Added one more big one:

• Drawing boards, t-squares, triangles, compasses, etc. No cad, of course

tom kosvic

• Apollo was made using US customary units, but it was designed using Metric units. Braun & his former German colleagues used metric exclusively. Their designs were converted to US customary units by others. Braun loathed non Metric units. Some Nasa technical documents of the era used US customary units & others used Metric.
– Fred
Apr 21 at 1:31
• @Fred is there some place I can read more about this "Braun & his former German colleagues used metric exclusively. " Apr 21 at 2:04
• A lot of US-based space exploration companies still use US customary units, at least for structural components. It's a tough nut to crack (pun intended). US aerospace-quality fasteners (e.g. nuts & bolts) are mostly in US customary units. Flight planning is almost exclusively metric. Guidance, navigation & control software is often in metric. So it's a mix. Apr 21 at 11:23
• Imperial units please... We don't use them in England anymore and haven't for a long time Apr 21 at 12:10
• @Persistence The US does not use imperial units. It uses US customary units, which are slightly different. Your pint (you still sell beer by the pint) is larger than our pint, by about 20%. Since Brexit, your appears to be reverting to imperial units in some areas. Your PM even pledged to usher in an era of "tolerance towards traditional measurements." Apr 21 at 13:15

CRT screens.

They have all been replaced with LCD displays now.

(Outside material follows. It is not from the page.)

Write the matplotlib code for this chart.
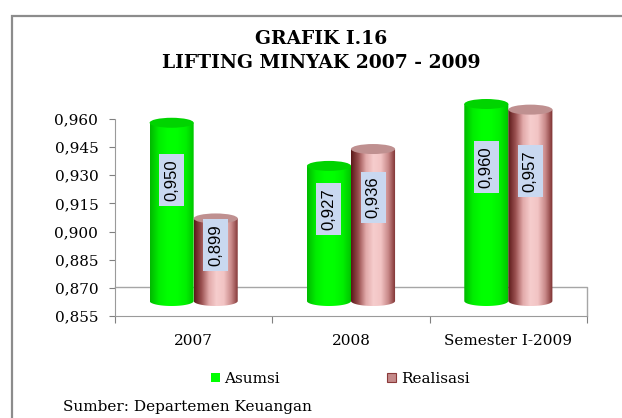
import numpy as np
import matplotlib.pyplot as plt
from matplotlib.patches import Ellipse, Rectangle, Patch, PathPatch
from matplotlib.path import Path
from matplotlib.colors import LinearSegmentedColormap

categories = ['2007', '2008', 'Semester I-2009']
asumsi = [0.950, 0.927, 0.960]
realisasi = [0.899, 0.936, 0.957]
yticks = [0.855, 0.870, 0.885, 0.900, 0.915, 0.930, 0.945, 0.960]

def fmt(v):
    return f'{v:.3f}'.replace('.', ',')

W, H = 622, 418
fig = plt.figure(figsize=(W / 100, H / 100), dpi=100)

# grey frame (cut off on the right and bottom like the scan)
fig.patches.append(Rectangle((12 / W, -0.1), 1.2, 1.1 - 16 / H, transform=fig.transFigure,
                             fill=False, edgecolor='#8c8c8c', lw=1.6))

fig.text(0.516, 1 - 39 / H, 'GRAFIK I.16', ha='center', va='center',
         family='DejaVu Serif', weight='bold', size=13.5)
fig.text(0.516, 1 - 63 / H, 'LIFTING MINYAK 2007 - 2009', ha='center', va='center',
         family='DejaVu Serif', weight='bold', size=13.5)

ax = fig.add_axes([115 / W, 1 - 316 / H, 472 / W, 197 / H])
ax.set_xlim(0, 3)
ax.set_ylim(0.855, 0.960)

# front plane of the 3d bars: same scale, shifted up 15 px, taller so nothing is clipped
s = 0.105 / 197
axb = fig.add_axes([115 / W, 1 - 320 / H, 472 / W, 240 / H])
axb.axis('off')

green = LinearSegmentedColormap.from_list('g', ['#00b800', '#00ee00', '#00ff00', '#00ff00', '#00f000', '#00c000'])
red = LinearSegmentedColormap.from_list('r', ['#5a1818', '#9a5050', '#e2aaaa', '#f6cdcd', '#f2c4c4',
                                              '#c88888', '#7a2c2c'])
base = 0.855
eh = 10 * s


def cylinder(a, x0, w, top, cmap, cap):
    cx = x0 + w / 2
    t = np.linspace(np.pi, 2 * np.pi, 40)
    xs = cx + (w / 2) * np.cos(t)
    ys = base + (eh / 2) * np.sin(t)
    verts = [(x0, top)] + list(zip(xs, ys)) + [(x0 + w, top), (x0, top)]
    codes = [Path.MOVETO] + [Path.LINETO] * (len(verts) - 2) + [Path.CLOSEPOLY]
    clip = PathPatch(Path(verts, codes), facecolor='none', edgecolor='none')
    a.add_patch(clip)
    grad = np.linspace(0, 1, 256).reshape(1, -1)
    im = a.imshow(grad, extent=[x0, x0 + w, base - eh, top], cmap=cmap, aspect='auto',
                  origin='lower', zorder=2)
    im.set_clip_path(clip)
    a.add_patch(Ellipse((cx, top), w, eh, facecolor=cap, edgecolor='none', zorder=3))


bw = 0.28
for i, (va, vr) in enumerate(zip(asumsi, realisasi)):
    c = i + 0.5
    for x0, v, cmap, cap in [(c - bw, va, green, '#00d400'), (c, vr, red, '#bf9090')]:
        cylinder(axb, x0, bw, v, cmap, cap)
        axb.text(x0 + bw / 2, base + 0.68 * (v - base), fmt(v), rotation=90,
                 ha='center', va='center', family='Liberation Sans', size=12, zorder=5,
                 bbox=dict(boxstyle='square,pad=0.3', facecolor='#c9d8f0', edgecolor='none'))

axb.set_xlim(0, 3)
axb.set_ylim(base - 19 * s, base + 221 * s)

# back floor edge
ax.plot([0, 1, 1], [0.147, 0.147, 0], transform=ax.transAxes, color='#a6a6a6', lw=1, clip_on=False)

for sp in ('top', 'right'):
    ax.spines[sp].set_visible(False)
for sp in ('left', 'bottom'):
    ax.spines[sp].set_color('#9a9a9a')
    ax.spines[sp].set_linestyle((0, (1, 1)))

ax.set_yticks(yticks)
ax.set_yticklabels([fmt(v) for v in yticks], family='DejaVu Serif', size=11)
ax.tick_params(axis='y', length=4, color='#808080', pad=8)
ax.set_xticks([0, 1, 2, 3])
ax.set_xticklabels([''] * 4)
ax.tick_params(axis='x', which='major', length=5, color='#808080')
ax.set_xticks([0.5, 1.5, 2.5], minor=True)
ax.set_xticklabels(categories, minor=True, family='DejaVu Serif', size=11)
ax.tick_params(axis='x', which='minor', length=0, pad=13)

font = {'family': 'DejaVu Serif', 'size': 11}
fig.legend(handles=[Patch(facecolor='#00ff00', edgecolor='none'),
                    Patch(facecolor='#c48a8a', edgecolor='#8b3a3a', lw=0.8)],
           labels=['Asumsi', 'Realisasi'], ncol=2, loc='center',
           bbox_to_anchor=(340 / W, 1 - 379 / H), frameon=False, handlelength=0.6,
           handleheight=0.6, handletextpad=0.3, columnspacing=7, prop=font)

fig.text(63 / W, 1 - 407 / H, 'Sumber: Departemen Keuangan', ha='left', va='center', **font)

fig.savefig('out.png', dpi=100)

The large wall mounted displays are projected from behind. Today they are projected from the front and the computer running them is about 1/100th the size it used to be, but the basic technology is the same.

• The 1960s era wall mounted displays were an exercise in smoke and mirrors. Smoke -- The incredibly bright bulbs used to illuminate those displays from behind sometimes exploded. All it took was an oily fingerprint on the bulb and when powered on, kaboom. Mirrors -- They used lots of mirrors. Lots and lots of mirrors. The light path was incredible. Apr 21 at 13:53
• And, in the late 70s (perhaps earlier, but I only go back so far), there was debate over whether traditional Raster CRTs were as good as Vector CRTs. Raster CRTs projected an electron beam over the entire screen each refresh period (much like pre-LCD TVs). Vector displays moved the beam around just enough to display a vector image on the display: en.wikipedia.org/wiki/Tektronix_4010#Principles_of_operation. It required much less memory (and memory cost a fortune in those days) Apr 22 at 22:49

Here are a couple of dead technologies that were front and center during that era.

There was no computer aided design.

Both mechanical design/drafting and electrical design/tapeup was all done manually on large (and sometimes HUGE) drawing tables using paper, velum and clear plastic sheets. Erasers were electrically powered! If you wanted a copy of something you made blueprint copy by running the original drawing thru a big machine that used an ammonia process and UV light. Copies were made one at a time.

To get a multi-layer circuit board the PC designer would use several sheets of clear plastic laid over a grid pattern and place scaled/shaped tape cutouts as needed to get pads. Tape of various precision widths and colors would be used to connect the circuits. Typically all black on one layer, red on another, then blue, etc. Since the plastic sheets would expand and contract with humidity and temperature it was very important to make sure the various sheets/layers maintained good enough registration.

Mechanical drafting was as much an art as a technical skill. There were armies of draftsmen in huge halls. It was not unusual for a single engineer to have 5 or 10 designers under him. (Yes... HIM.) Since there was no MCAD multi-part solid modeling all part fits and clearances had to be worked out by the engineers. Lots of leeway and slop was designed in wherever possible.

Also... finite element analysis was not yet in widespread use and so most calculations for strength, durability, fatigue had very generous factor of safety built in, resulting in parts being significantly overdesigned.

If a problem needed to be solved a group of people would grab rolls and rolls of blueprints, spread them out and begin furiously flipping from sheet to sheet to find where area they needed to be looking at.